The Uruguay Sub200 expedition was a scientific expedition deployed with the aim of exploring the bathypelagic zone of the Uruguayan continental margin and collecting specimens for the National Museum of Natural History of Uruguay (acronym MNHN).

== Overview ==
The project was conceived by Uruguayan scientists Alvar Carranza (PhD in biodiversity and conservation) and Leticia Burone (PhD in marine geology), who presented it to the Schmidt Ocean Institute, after which it was selected by this institution from among several international proposals.
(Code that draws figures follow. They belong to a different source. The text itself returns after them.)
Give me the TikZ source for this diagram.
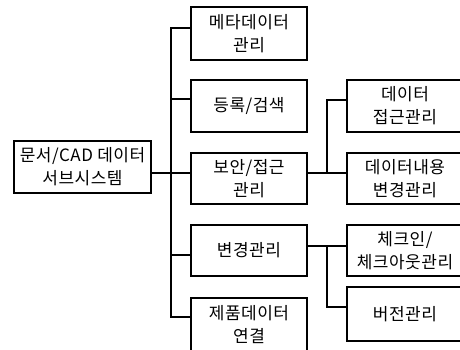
\documentclass[tikz,border=0pt]{standalone}
\usepackage{fontspec}
\newfontfamily\kr[LetterSpace=3]{Noto Sans CJK KR}
\begin{document}
\begin{tikzpicture}[x=1pt,y=-1pt,
  box/.style={draw=black,line width=1.3pt,fill=white,minimum width=116pt,inner sep=0pt,align=center,
    font=\kr\fontsize{17}{23}\selectfont},
  conn/.style={draw=black,line width=1.3pt}]
\useasboundingbox (0,0) rectangle (460,349);
\fill[white] (0,0) rectangle (460,349);
\clip (0,0) rectangle (460,349);
% root
\node[box,minimum width=137pt,minimum height=52pt] (root) at (82.5,167) {문서/CAD 데이터\\서브시스템};
% column 2
\node[box,minimum height=53pt] (b1) at (249,33.5) {메타데이터\\관리};
\node[box,minimum height=52pt] (b2) at (249,106) {등록/검색};
\node[box,minimum height=51pt] (b3) at (249,178.5) {보안/접근\\관리};
\node[box,minimum height=51pt] (b4) at (249,250.5) {변경관리};
\node[box,minimum height=53pt] (b5) at (249,324.5) {제품데이터\\연결};
% column 3
\node[box,minimum height=52pt] (c1) at (405,106) {데이터\\접근관리};
\node[box,minimum height=51pt] (c2) at (405,178.5) {데이터내용\\변경관리};
\node[box,minimum height=51pt] (c3) at (405,250.5) {체크인/\\체크아웃관리};
\node[box,minimum height=54pt] (c4) at (405,314) {버전관리};
% trunk coordinates
\coordinate (t1) at (171,28);
\coordinate (t2) at (171,99);
\coordinate (t3) at (171,173);
\coordinate (t4) at (171,255);
\coordinate (t5) at (171,317);
\coordinate (s1) at (327,100);
\coordinate (s2) at (327,173);
\coordinate (s3) at (327,246);
\coordinate (s4) at (327,307);
% main connectors
\draw[conn] (root.east |- t3) -- (b3.west |- t3);
\draw[conn] (b1.west |- t1) -- (t1) -- (t5) -- (b5.west |- t5);
\draw[conn] (t2) -- (b2.west |- t2);
\draw[conn] (t4) -- (b4.west |- t4);
% sub connectors for b3
\draw[conn] (b3.east |- s2) -- (c2.west |- s2);
\draw[conn] (s2) -- (s1) -- (c1.west |- s1);
% sub connectors for b4
\draw[conn] (b4.east |- s3) -- (c3.west |- s3);
\draw[conn] (s3) -- (s4) -- (c4.west |- s4);
\end{tikzpicture}
\end{document}
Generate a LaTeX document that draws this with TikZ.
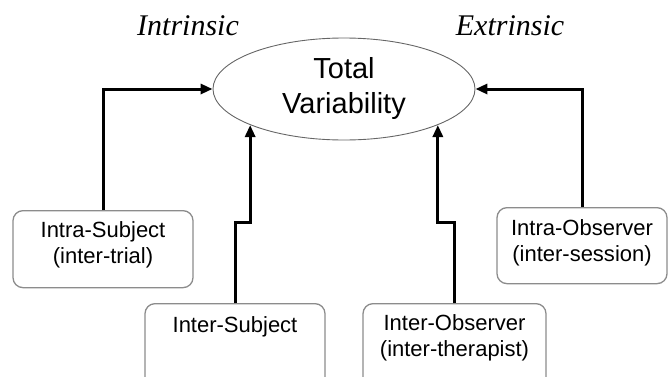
\documentclass[tikz,border=0pt]{standalone}
\usepackage{fontspec}
\setmainfont{Liberation Serif}
\setsansfont{Liberation Sans}
\usepackage{tikz}
\usetikzlibrary{shapes.geometric}
\usetikzlibrary{arrows.meta}

\begin{document}
\begin{tikzpicture}[x=1pt, y=1pt,
    source/.style={draw=gray!90, line width=1.3pt, rounded corners=10pt, font=\sffamily\fontsize{22}{25.5}\selectfont, align=center, anchor=north, inner xsep=5pt, inner ysep=0pt, text height=27pt, text depth=50pt},
    total/.style={ellipse, draw=gray!80!black, line width=0.9pt, minimum width=262pt, minimum height=102pt, inner sep=0pt, align=center, font=\sffamily\fontsize{29}{35}\selectfont},
    flow/.style={draw, line width=3pt, -{Triangle[length=12pt, width=10pt]}},
    side/.style={font=\itshape\fontsize{30}{30}\selectfont, anchor=base}]
    \useasboundingbox (0,0) rectangle (668,376);
    \node[total] (tv) at (344,287) {Total\\Variability};
    \node[side] (intr) at (188,341) {Intrinsic};
    \node[side] (extr) at (510,341) {Extrinsic};
    \node[source, text width=170pt] (isub) at (103,166) {Intra-Subject\\(inter-trial)};
    \node[source, text width=170pt, text height=29pt, text depth=60pt] (esub) at (235,73) {Inter-Subject};
    \node[source, text width=173pt, text depth=60pt] (eobs) at (454.5,73) {Inter-Observer\\(inter-therapist)};
    \node[source, text width=160pt, text height=28pt, text depth=48pt] (iobs) at (582,169) {Intra-Observer\\(inter-session)};

    \draw[flow] (isub.north) |- (tv.west);
    \draw[flow] (esub.north) -- ++(0,81) -| (tv.201);
    \draw[flow] (eobs.north) -- ++(0,81) -| (tv.339);
    \draw[flow] (iobs.north) |- (tv.east);
\end{tikzpicture}
\end{document}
The expedition was led by the University of the Republic aboard the oceanographic vessel RV Falkor Too of the Schmidt Ocean Institute (SOI). It was the first effort to systematically collect samples and images of organisms living in the depths of Uruguayan maritime space. The objective was to investigate seven submarine canyons, including those of Montevideo, Piriápolis, José Ignacio, Cabo Polonio, and also 27 submarine elevations with mesophotic coral reefs.

The campaign began on 22 August 2025 with the aim of exploring, until 19 September, the strip of the Uruguayan continental margin between 200 and 4,200 metres deep, from the border with Brazil in the north to the border with Argentina in the south. This is the most comprehensive study of Uruguay's continental shelf and deep ocean ecosystems to date.

== Species ==
Among the species observed are: Scyliorhinus, rays, brittle stars, and hermit crabs. A dark-belly skate was recorded for the first time in Uruguay.